Given exercise
Using the listing below, set down each line from the line containing "The picture is" through the line containing "['输出轴计算结果', '主轴计算结果', '实测结果', '输出轴支承位置', '主轴支承位置', '盘位置'];", both ends included, exactly and with nothing added.

Data extract
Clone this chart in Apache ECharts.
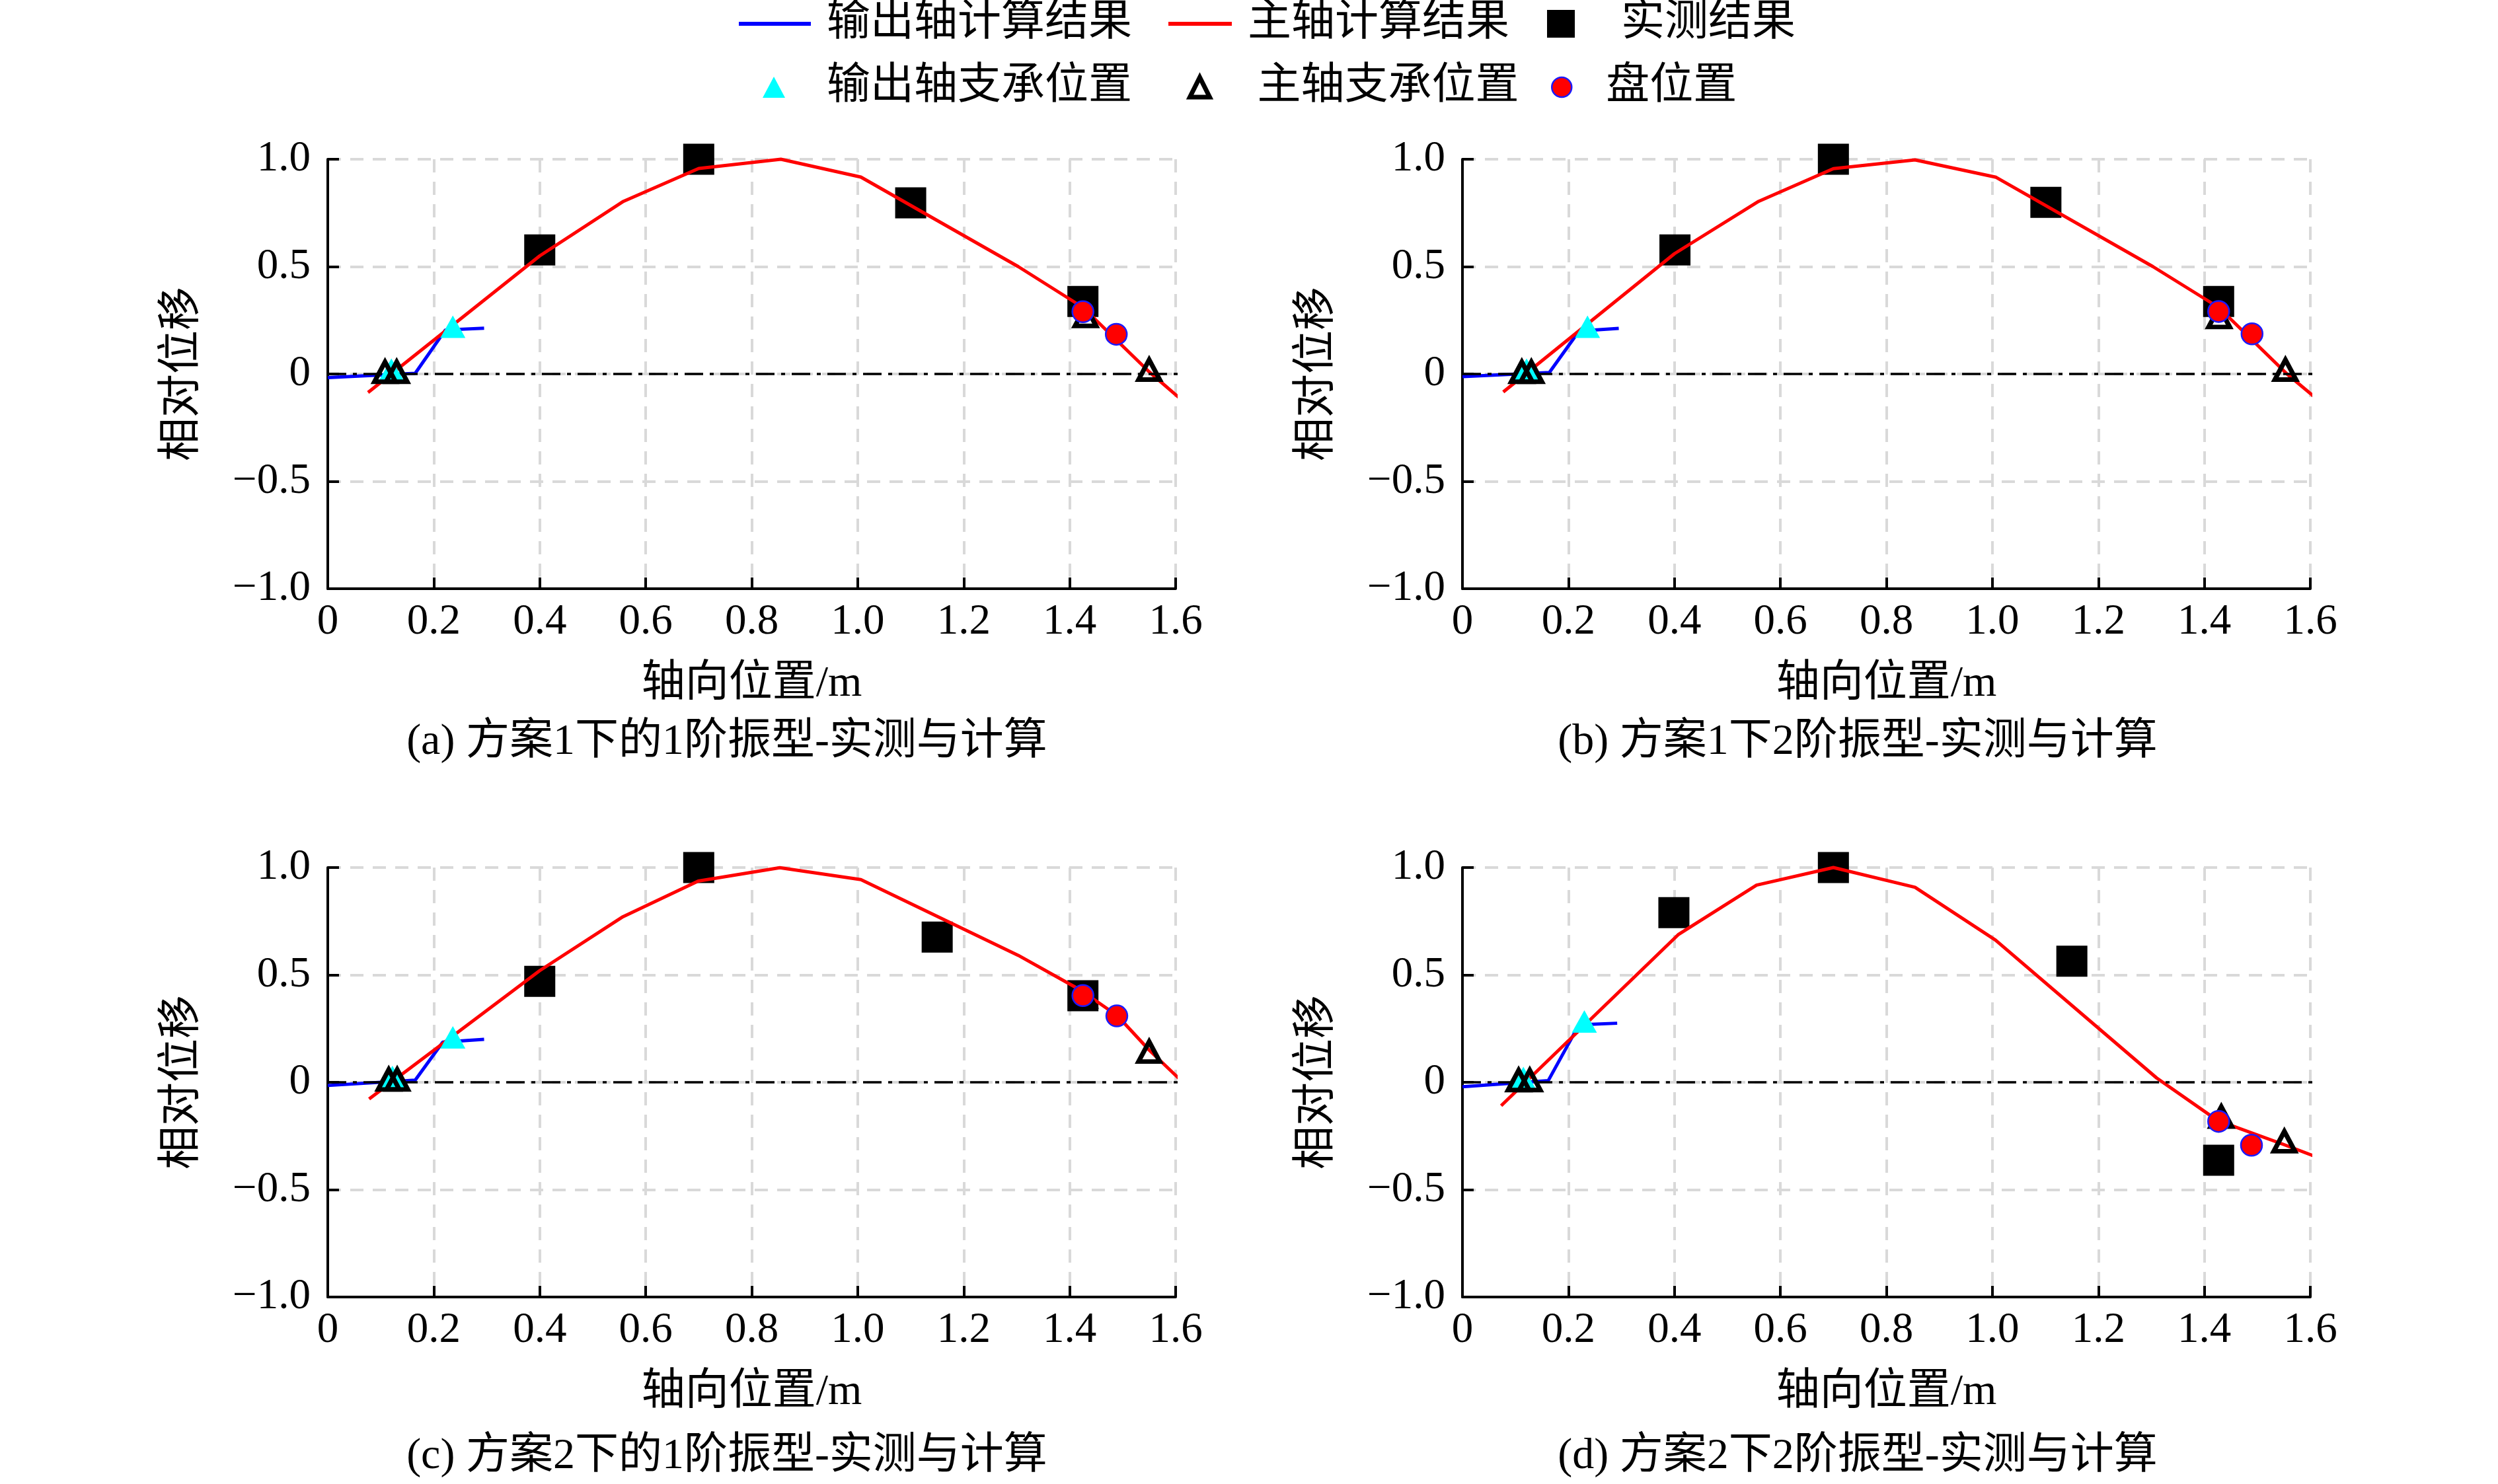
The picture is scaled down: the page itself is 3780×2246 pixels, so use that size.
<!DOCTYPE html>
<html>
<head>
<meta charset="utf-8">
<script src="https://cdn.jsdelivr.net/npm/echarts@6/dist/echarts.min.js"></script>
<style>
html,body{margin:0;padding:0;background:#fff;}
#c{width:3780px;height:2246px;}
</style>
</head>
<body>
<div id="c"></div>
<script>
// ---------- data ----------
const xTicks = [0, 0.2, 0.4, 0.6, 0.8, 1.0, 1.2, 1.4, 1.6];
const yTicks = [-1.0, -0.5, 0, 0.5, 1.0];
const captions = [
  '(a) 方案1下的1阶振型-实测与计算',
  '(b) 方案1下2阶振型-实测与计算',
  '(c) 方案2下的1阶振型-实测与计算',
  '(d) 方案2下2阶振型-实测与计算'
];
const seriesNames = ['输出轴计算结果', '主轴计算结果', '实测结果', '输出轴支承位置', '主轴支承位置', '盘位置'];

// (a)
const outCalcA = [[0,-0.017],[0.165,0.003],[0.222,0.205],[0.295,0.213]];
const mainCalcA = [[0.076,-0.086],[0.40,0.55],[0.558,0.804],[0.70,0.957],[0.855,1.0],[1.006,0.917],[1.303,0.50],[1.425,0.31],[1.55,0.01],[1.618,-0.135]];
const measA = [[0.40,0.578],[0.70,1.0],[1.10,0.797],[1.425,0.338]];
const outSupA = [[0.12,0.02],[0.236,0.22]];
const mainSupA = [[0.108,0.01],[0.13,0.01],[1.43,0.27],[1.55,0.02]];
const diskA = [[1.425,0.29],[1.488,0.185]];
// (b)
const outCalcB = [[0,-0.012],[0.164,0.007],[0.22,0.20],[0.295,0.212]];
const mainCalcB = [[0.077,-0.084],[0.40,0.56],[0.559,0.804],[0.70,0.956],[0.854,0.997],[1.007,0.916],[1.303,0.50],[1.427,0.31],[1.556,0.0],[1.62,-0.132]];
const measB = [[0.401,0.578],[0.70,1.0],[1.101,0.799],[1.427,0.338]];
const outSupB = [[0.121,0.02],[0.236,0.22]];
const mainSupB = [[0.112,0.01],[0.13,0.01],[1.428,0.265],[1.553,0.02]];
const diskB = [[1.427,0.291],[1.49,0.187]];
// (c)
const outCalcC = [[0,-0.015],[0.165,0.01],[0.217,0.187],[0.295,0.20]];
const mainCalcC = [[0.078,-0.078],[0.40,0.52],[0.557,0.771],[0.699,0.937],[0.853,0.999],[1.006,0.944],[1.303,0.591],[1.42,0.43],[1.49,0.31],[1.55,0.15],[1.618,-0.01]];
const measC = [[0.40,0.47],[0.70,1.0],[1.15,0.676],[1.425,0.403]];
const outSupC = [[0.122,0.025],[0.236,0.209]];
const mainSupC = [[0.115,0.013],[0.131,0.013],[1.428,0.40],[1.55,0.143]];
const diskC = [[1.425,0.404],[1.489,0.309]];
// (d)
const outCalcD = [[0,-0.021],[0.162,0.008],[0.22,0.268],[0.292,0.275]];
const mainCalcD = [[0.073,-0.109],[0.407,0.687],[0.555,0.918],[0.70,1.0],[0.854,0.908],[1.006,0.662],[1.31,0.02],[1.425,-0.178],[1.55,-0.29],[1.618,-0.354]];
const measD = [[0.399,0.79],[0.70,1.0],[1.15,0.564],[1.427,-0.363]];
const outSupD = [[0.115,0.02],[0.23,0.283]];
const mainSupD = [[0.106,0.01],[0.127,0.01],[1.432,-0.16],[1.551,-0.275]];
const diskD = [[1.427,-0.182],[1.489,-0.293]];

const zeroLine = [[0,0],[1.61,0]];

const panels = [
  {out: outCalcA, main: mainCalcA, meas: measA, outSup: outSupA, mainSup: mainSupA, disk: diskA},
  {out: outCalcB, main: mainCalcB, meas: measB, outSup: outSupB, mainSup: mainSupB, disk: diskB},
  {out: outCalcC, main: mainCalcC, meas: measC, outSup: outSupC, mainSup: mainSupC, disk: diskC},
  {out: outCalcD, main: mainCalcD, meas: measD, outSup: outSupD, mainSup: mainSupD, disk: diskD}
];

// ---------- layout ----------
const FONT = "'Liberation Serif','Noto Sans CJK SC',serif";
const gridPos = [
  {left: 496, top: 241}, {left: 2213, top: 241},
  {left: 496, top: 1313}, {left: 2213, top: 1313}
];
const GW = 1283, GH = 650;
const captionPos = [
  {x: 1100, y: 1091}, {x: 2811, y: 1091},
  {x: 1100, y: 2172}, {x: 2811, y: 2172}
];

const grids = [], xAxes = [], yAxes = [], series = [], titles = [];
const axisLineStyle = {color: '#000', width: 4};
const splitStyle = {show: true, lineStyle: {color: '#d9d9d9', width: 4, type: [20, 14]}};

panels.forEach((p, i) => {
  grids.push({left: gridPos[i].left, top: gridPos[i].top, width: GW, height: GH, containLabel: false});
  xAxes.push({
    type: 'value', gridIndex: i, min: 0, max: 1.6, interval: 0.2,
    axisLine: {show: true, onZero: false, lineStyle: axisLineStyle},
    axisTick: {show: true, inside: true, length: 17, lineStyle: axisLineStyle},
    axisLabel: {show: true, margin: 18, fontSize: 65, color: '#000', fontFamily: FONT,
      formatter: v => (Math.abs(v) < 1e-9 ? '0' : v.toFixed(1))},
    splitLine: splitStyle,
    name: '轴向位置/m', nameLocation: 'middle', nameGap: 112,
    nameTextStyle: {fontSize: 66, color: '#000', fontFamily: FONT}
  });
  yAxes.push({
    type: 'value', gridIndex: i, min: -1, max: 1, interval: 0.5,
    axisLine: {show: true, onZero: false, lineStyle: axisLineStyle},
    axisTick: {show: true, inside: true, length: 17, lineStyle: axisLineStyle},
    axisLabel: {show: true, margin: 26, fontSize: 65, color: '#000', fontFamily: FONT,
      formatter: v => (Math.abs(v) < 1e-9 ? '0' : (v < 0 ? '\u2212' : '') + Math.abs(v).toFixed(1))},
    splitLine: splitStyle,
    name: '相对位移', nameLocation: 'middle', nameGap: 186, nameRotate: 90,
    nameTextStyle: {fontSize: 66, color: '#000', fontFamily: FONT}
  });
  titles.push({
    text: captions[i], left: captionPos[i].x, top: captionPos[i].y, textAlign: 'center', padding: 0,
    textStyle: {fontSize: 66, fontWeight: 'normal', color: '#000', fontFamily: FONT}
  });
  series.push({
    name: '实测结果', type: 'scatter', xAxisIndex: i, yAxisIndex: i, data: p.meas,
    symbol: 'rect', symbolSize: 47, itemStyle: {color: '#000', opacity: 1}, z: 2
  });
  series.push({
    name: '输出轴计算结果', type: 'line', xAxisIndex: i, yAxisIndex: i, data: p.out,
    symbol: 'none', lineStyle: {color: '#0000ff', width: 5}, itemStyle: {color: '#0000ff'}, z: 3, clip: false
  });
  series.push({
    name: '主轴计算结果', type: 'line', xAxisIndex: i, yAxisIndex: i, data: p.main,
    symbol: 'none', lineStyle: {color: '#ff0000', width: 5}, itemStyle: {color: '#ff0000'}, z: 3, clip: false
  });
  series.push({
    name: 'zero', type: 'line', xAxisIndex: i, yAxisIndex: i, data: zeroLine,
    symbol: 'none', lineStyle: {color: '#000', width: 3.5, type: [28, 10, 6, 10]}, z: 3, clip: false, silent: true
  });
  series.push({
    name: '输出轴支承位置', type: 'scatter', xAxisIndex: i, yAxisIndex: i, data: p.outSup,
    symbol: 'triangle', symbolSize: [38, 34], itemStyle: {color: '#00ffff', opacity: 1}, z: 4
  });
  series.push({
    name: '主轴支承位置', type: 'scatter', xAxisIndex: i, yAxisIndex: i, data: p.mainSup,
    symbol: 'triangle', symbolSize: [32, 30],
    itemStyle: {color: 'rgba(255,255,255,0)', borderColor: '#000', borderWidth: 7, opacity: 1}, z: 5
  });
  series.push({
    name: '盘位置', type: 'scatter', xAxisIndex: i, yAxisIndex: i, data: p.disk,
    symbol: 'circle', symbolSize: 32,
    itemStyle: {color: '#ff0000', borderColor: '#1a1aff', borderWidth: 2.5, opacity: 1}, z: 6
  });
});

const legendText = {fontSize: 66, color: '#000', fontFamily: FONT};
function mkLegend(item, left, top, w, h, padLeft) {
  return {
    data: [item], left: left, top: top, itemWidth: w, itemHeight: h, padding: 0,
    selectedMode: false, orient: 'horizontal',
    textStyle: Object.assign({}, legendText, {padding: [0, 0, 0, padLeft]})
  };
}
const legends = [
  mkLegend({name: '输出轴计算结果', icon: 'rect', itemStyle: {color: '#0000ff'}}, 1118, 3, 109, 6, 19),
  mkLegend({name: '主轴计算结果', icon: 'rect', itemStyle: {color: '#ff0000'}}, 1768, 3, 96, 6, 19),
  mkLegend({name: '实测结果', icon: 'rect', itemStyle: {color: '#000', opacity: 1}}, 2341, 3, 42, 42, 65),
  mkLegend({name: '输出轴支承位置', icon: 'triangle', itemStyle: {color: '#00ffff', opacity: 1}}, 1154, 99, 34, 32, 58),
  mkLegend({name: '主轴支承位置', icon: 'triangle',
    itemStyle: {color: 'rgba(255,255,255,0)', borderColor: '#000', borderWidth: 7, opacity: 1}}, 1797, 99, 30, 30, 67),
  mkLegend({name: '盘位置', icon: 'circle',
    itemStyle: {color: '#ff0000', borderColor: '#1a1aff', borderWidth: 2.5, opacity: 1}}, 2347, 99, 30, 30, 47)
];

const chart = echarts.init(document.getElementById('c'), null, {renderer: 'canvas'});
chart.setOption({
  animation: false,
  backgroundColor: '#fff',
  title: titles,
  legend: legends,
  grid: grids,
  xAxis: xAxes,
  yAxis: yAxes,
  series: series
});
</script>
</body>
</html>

Result of the task
The picture is scaled down: the page itself is 3780×2246 pixels, so use that size.
<!DOCTYPE html>
<html>
<head>
<meta charset="utf-8">
<script src="https://cdn.jsdelivr.net/npm/echarts@6/dist/echarts.min.js"></script>
<style>
html,body{margin:0;padding:0;background:#fff;}
#c{width:3780px;height:2246px;}
</style>
</head>
<body>
<div id="c"></div>
<script>
// ---------- data ----------
const xTicks = [0, 0.2, 0.4, 0.6, 0.8, 1.0, 1.2, 1.4, 1.6];
const yTicks = [-1.0, -0.5, 0, 0.5, 1.0];
const captions = [
  '(a) 方案1下的1阶振型-实测与计算',
  '(b) 方案1下2阶振型-实测与计算',
  '(c) 方案2下的1阶振型-实测与计算',
  '(d) 方案2下2阶振型-实测与计算'
];
const seriesNames = ['输出轴计算结果', '主轴计算结果', '实测结果', '输出轴支承位置', '主轴支承位置', '盘位置'];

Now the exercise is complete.